Find out more about O2 Arena ›

Beijing Airport by Zaha Hadid Architects
Photo by Hufton + Crow

Beijing Daxing International Airport, China, by Zaha Hadid Architects

The 700,000-square-metre Beijing Daxing International Airport by Zaha Hadid Architects sprawls out across the landscape in a starfish shape.

The four-storey airport comprises five aircraft piers radiating from a central space naturally lit by a glass roof.

Find out more about Beijing Daxing International Airport ›

Kansai International Airport in Japan by Renzo Piano
Photo by Shunji Ishida

Kansai International Airport, Japan, by Renzo Piano

Another airport on the list is the Kansai International Airport by Italian architect Renzo Piano.
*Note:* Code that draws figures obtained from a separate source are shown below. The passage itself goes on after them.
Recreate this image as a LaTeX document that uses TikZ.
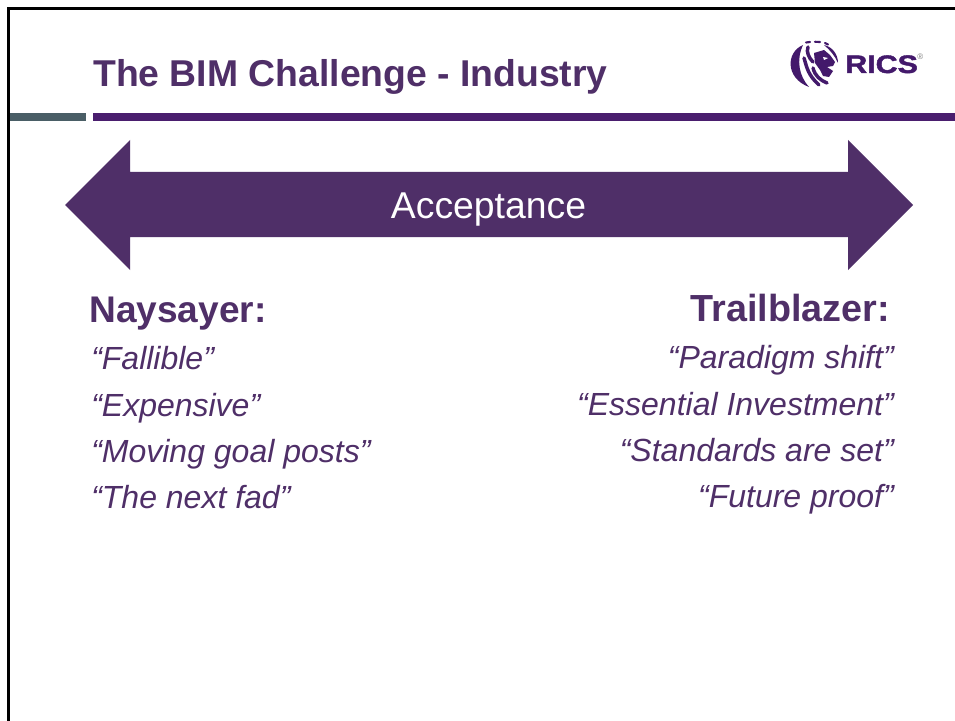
\documentclass[tikz,border=0pt]{standalone}
\usepackage{fontspec}
\setmainfont{Liberation Sans}
\newfontfamily\ricsfont[FakeBold=1.6]{Liberation Sans Bold}
\definecolor{rpurple}{HTML}{4F2F68}
\definecolor{rbar}{HTML}{4A1E6E}
\definecolor{rgrey}{HTML}{4A5E66}
\definecolor{rlogo}{HTML}{43196B}
\begin{document}
\begin{tikzpicture}[x=0.75pt,y=-0.75pt,
  lbl/.style={inner sep=0pt,text=rpurple},
  head/.style={lbl,font=\fontsize{27.8}{32}\selectfont\bfseries},
  quote/.style={lbl,font=\fontsize{24}{29}\selectfont\itshape},
  mane/.style={draw=rlogo,line width=2.6pt,line cap=round}]
\useasboundingbox (0,0) rectangle (955,720);
\fill[white] (0,0) rectangle (955,720);
\draw[black,line width=1.6pt] (8.5,725) -- (8.5,8.5) -- (960,8.5);
\fill[rgrey] (10,113.5) rectangle (86,121);
\fill[rbar] (93,113.5) rectangle (955,121);
\node[lbl,anchor=base west,font=\fontsize{28}{33}\selectfont\bfseries] (title) at (93,86.5) {The BIM Challenge - Industry};
\fill[rpurple] (65,205) -- (130,140) -- (130,172) -- (848,172) -- (848,140) -- (913,205) -- (848,270) -- (848,237) -- (130,237) -- (130,270) -- cycle;
\node[inner sep=0pt,text=white,font=\fontsize{28}{33}\selectfont,anchor=base] (acc) at (488.5,218.5) {Acceptance};
\node[head,anchor=base west] (nay) at (89,322) {Naysayer:};
\node[quote,anchor=base west] (n1) at (91,369) {“Fallible”};
\node[quote,anchor=base west] (n2) at (91,416) {“Expensive”};
\node[quote,anchor=base west] (n3) at (91,462) {“Moving goal posts”};
\node[quote,anchor=base west] (n4) at (91,508) {“The next fad”};
\node[head,anchor=base east,font=\fontsize{28.3}{32}\selectfont\bfseries] (tra) at (890,321) {Trailblazer:};
\node[quote,anchor=base east] (t1) at (894,368) {“Paradigm shift”};
\node[quote,anchor=base east] (t2) at (894,415) {“Essential Investment”};
\node[quote,anchor=base east] (t3) at (894,461) {“Standards are set”};
\node[quote,anchor=base east] (t4) at (894,507) {“Future proof”};
% logo
\fill[rlogo] (803,45) .. controls (786,52) and (785,78) .. (809,87) .. controls (799,76) and (796,60) .. (803,45) -- cycle;
\draw[mane] (804,58) .. controls (807,68) and (808,75) .. (819,85);
\draw[mane] (813,68) .. controls (815,76) and (820,80) .. (827,83);
\draw[mane] (808,47) .. controls (806,52) and (809,58) .. (813,62);
\draw[mane,line width=1.6pt] (806,42.5) -- (810,42);
\draw[mane,line width=1.6pt] (815,41.8) -- (820,42);
\draw[mane,line width=1.6pt] (825,43) -- (828,44.5);
\fill[rlogo] (824,45) .. controls (833,47) and (838,55) .. (838,63) .. controls (835,56) and (830,50) .. (824,45) -- cycle;
\fill[rlogo] (814,53) -- (824,50) -- (830,55) -- (835,62) -- (833,66) -- (827,67) -- (833,71) -- (829,77) -- (823,76) -- (820,70) -- (815,63) -- cycle;
\fill[white] (823,57) -- (828,58) -- (824,60) -- cycle;
\node[inner sep=0pt,text=rlogo,anchor=base west] (rics) at (845,73) {\scalebox{1.2}[1]{\ricsfont\fontsize{19}{23}\selectfont RICS}};
\node[inner sep=0pt,text=gray,anchor=base west,font=\fontsize{6}{7}\selectfont] (reg) at (917,60) {®};
\end{tikzpicture}
\end{document}
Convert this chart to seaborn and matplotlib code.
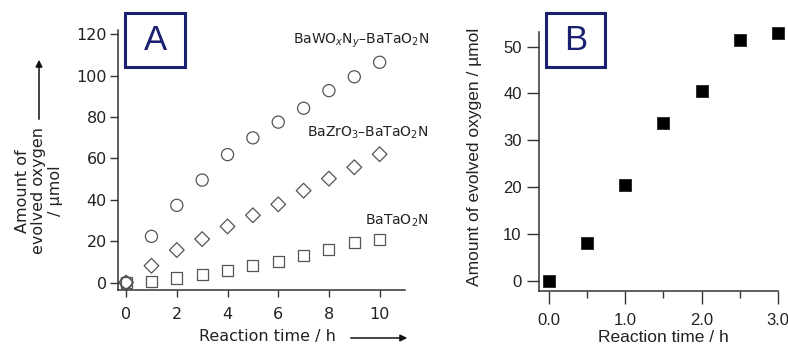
import matplotlib
matplotlib.use("Agg")
import matplotlib.pyplot as plt
import seaborn as sns
import pandas as pd
from matplotlib.patches import Rectangle

# ---------------- data ----------------
time_a = [0, 1, 2, 3, 4, 5, 6, 7, 8, 9, 10]
bawo_ta = [0, 22.3, 37.3, 49.5, 61.8, 69.9, 77.5, 84.2, 92.7, 99.4, 106.4]
bazr_ta = [0, 8.1, 15.7, 21.0, 27.1, 32.5, 37.8, 44.4, 50.2, 55.7, 62.0]
bata = [0, 0.7, 2.2, 3.7, 5.7, 8.1, 10.3, 13.3, 16.2, 19.3, 21.0]
series_labels = [r"BaWO$_x$N$_y$–BaTaO$_2$N", r"BaZrO$_3$–BaTaO$_2$N", r"BaTaO$_2$N"]

time_b = [0.0, 0.5, 1.0, 1.5, 2.0, 2.5, 3.0]
oxygen_b = [0.0, 8.1, 20.4, 33.7, 40.5, 51.5, 52.9]

xticks_a = [0, 2, 4, 6, 8, 10]
yticks_a = [0, 20, 40, 60, 80, 100, 120]
xticks_b = [0.0, 1.0, 2.0, 3.0]
xticks_b_minor = [0.5, 1.5, 2.5]
yticks_b = [0, 10, 20, 30, 40, 50]

# ---------------- style ----------------
sns.set_style("ticks")
plt.rcParams["font.family"] = ["DejaVu Sans"]
plt.rcParams["mathtext.fontset"] = "dejavusans"

W, H = 788, 348
fig = plt.figure(figsize=(W / 100, H / 100), dpi=100)

def px_axes(l, t, r, b):
    return fig.add_axes([l / W, 1 - b / H, (r - l) / W, (b - t) / H])

navy = "#1c2070"
edge = "#555555"
spine_c = "#333333"

# ---------------- panel A ----------------
axA = px_axes(118, 30, 405, 290)
df_sq = pd.DataFrame({"t": time_a, "v": bata})
df_di = pd.DataFrame({"t": time_a, "v": bazr_ta})
df_ci = pd.DataFrame({"t": time_a, "v": bawo_ta})
common = dict(facecolor="none", edgecolor=edge, linewidth=0.9, clip_on=False, ax=axA, legend=False)
sns.scatterplot(data=df_sq, x="t", y="v", marker="s", s=63, **common)
sns.scatterplot(data=df_di, x="t", y="v", marker="D", s=56, **common)
sns.scatterplot(data=df_ci, x="t", y="v", marker="o", s=76, **common)

axA.set_xlim(-0.32, 11.0)
axA.set_ylim(-3.6, 122)
axA.set_xticks(xticks_a)
axA.set_yticks(yticks_a)
for sp in ["top", "right"]:
    axA.spines[sp].set_visible(False)
for sp in ["left", "bottom"]:
    axA.spines[sp].set_linewidth(1.1)
    axA.spines[sp].set_color(spine_c)
axA.tick_params(axis="y", length=6, width=1.0, pad=2, labelsize=11.5, color=spine_c, labelcolor="#222222")
axA.tick_params(axis="x", length=5, width=1.0, pad=7, labelsize=11.5, color=spine_c, labelcolor="#222222")

axA.set_xlabel("Reaction time / h", fontsize=11.5, color="#222222")
axA.xaxis.set_label_coords((267 - 118) / 287, (290 - 337) / 260)
axA.xaxis.label.set_va("center")
axA.set_ylabel("Amount of\nevolved oxygen\n/ µmol", fontsize=11.5, color="#222222", linespacing=1.15)
axA.yaxis.set_label_coords((39 - 118) / 287, (290 - 191) / 260)
axA.yaxis.label.set_va("center")
axA.yaxis.label.set_multialignment("center")

label_y = [115.4, 70.7, 28.0]
for txt, yy in zip(series_labels, label_y):
    axA.text(11.94, yy, txt, ha="right", va="baseline", fontsize=10, color="#222222", clip_on=False)

# arrows
fig.patches.append(matplotlib.patches.FancyArrowPatch(
    (39 / W, 1 - 122 / H), (39 / W, 1 - 57 / H), transform=fig.transFigure,
    arrowstyle="-|>,head_length=4,head_width=2", color="#111111", lw=1.1))
fig.patches.append(matplotlib.patches.FancyArrowPatch(
    (348 / W, 1 - 338 / H), (410 / W, 1 - 338 / H), transform=fig.transFigure,
    arrowstyle="-|>,head_length=4,head_width=2", color="#111111", lw=1.1))

# ---------------- panel B ----------------
axB = px_axes(539, 32, 778, 290.7)
df_b = pd.DataFrame({"t": time_b, "v": oxygen_b})
sns.scatterplot(data=df_b, x="t", y="v", marker="s", s=84, color="black", edgecolor="#222222",
                linewidth=0.6, clip_on=False, ax=axB, legend=False, zorder=3)
axB.set_xlim(-0.13, 3.0)
axB.set_ylim(-2.07, 53.1)
axB.set_xticks(xticks_b)
axB.set_xticks(xticks_b_minor, minor=True)
axB.set_xticklabels([f"{v:.1f}" for v in xticks_b])
axB.set_yticks(yticks_b)
for sp in ["top", "right"]:
    axB.spines[sp].set_visible(False)
for sp in ["left", "bottom"]:
    axB.spines[sp].set_linewidth(1.1)
    axB.spines[sp].set_color(spine_c)
fontB = "Liberation Sans"
axB.tick_params(axis="y", length=9, width=1.0, pad=3.5, labelsize=12, color=spine_c, labelcolor="#222222")
axB.tick_params(axis="x", which="major", length=9, width=1.0, pad=7, labelsize=12, color=spine_c, labelcolor="#222222")
axB.tick_params(axis="x", which="minor", length=5, width=1.0, color=spine_c)
for lab in axB.get_xticklabels() + axB.get_yticklabels():
    lab.set_family(fontB)
axB.set_xlabel("Reaction time / h", fontsize=12.5, family=fontB, color="#222222")
axB.xaxis.set_label_coords((663 - 539) / 239, (290.7 - 338) / 258.7)
axB.xaxis.label.set_va("center")
axB.set_ylabel("Amount of evolved oxygen / µmol", fontsize=12.5, family=fontB, color="#222222")
axB.yaxis.set_label_coords((475 - 539) / 239, (290.7 - 157) / 258.7)
axB.yaxis.label.set_va("center")

# ---------------- panel boxes ----------------
for (l, t, r, b), letter in [((125, 13, 185, 67), "A"), ((546, 13, 605, 67), "B")]:
    fig.patches.append(Rectangle((l / W, 1 - b / H), (r - l) / W, (b - t) / H, transform=fig.transFigure,
                                 fill=False, edgecolor=navy, linewidth=2.2))
    fig.text((l + r) / 2 / W, 1 - (t + b) / 2 / H, letter, ha="center", va="center",
             fontsize=25, color=navy, family="Liberation Sans")

fig.savefig("out.png", dpi=100)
Constructed on an artificial island three miles off the shore of Osaka Bay, the building has a 1.1-mile-long terminal and asymmetrical clear-span roof indicative of the high-tech architecture movement.

Piano worked with engineering firm Arup to design 82,000 steel panels of the exact same shape and size to cover the curving roof of the terminal, which gently rises in the middle and lowers at either end.

Find out more about Kansai International Airport ›

MSG Sphere in Las Vegas by Populous
Photo by Sphere Entertainment

MSG Sphere, USA, by Populous

Last month the MSG Sphere in Las Vegas was unveiled as the world's largest spherical structure, with its 54,000-square-metre LED screen lit up for Fourth of July celebrations.

The structure was designed by architecture studio Populous to host live entertainment and concerts with a capacity of 20,000.

Find out more about MSG Sphere ›

The Crystal at Raffles City Chongqing by Safdie Architects
Photo courtesy of Safdie Architects and CapitaLand

Raffles City Chongqing, China, by Safdie Architects

Designed by architecture studio Safdie Architects, Raffles City Chongqing is a complex in China that makes an impact on the skyline with not just one, but eight skyscrapers atop a five-storey podium.

A tube-shaped skybridge, described by the studio as an additional "horizontal skyscraper", stretches 300 metres and connects the tops of four 250-metre-tall towers.

Find out more about Raffles City Chongqing ›

Future Towers apartments in India by MVRDV

Future Towers, India, by MVRDV

Dutch architecture studio MVRDV designed the Future Towers apartment building in Pune, India, to appear like "a singular mountainous structure with peaks and valleys".

The building houses around 5,000 people and features nine sloping wings ranging in height from 17 to 30 storeys, which branch out to enclose multipurpose courtyards.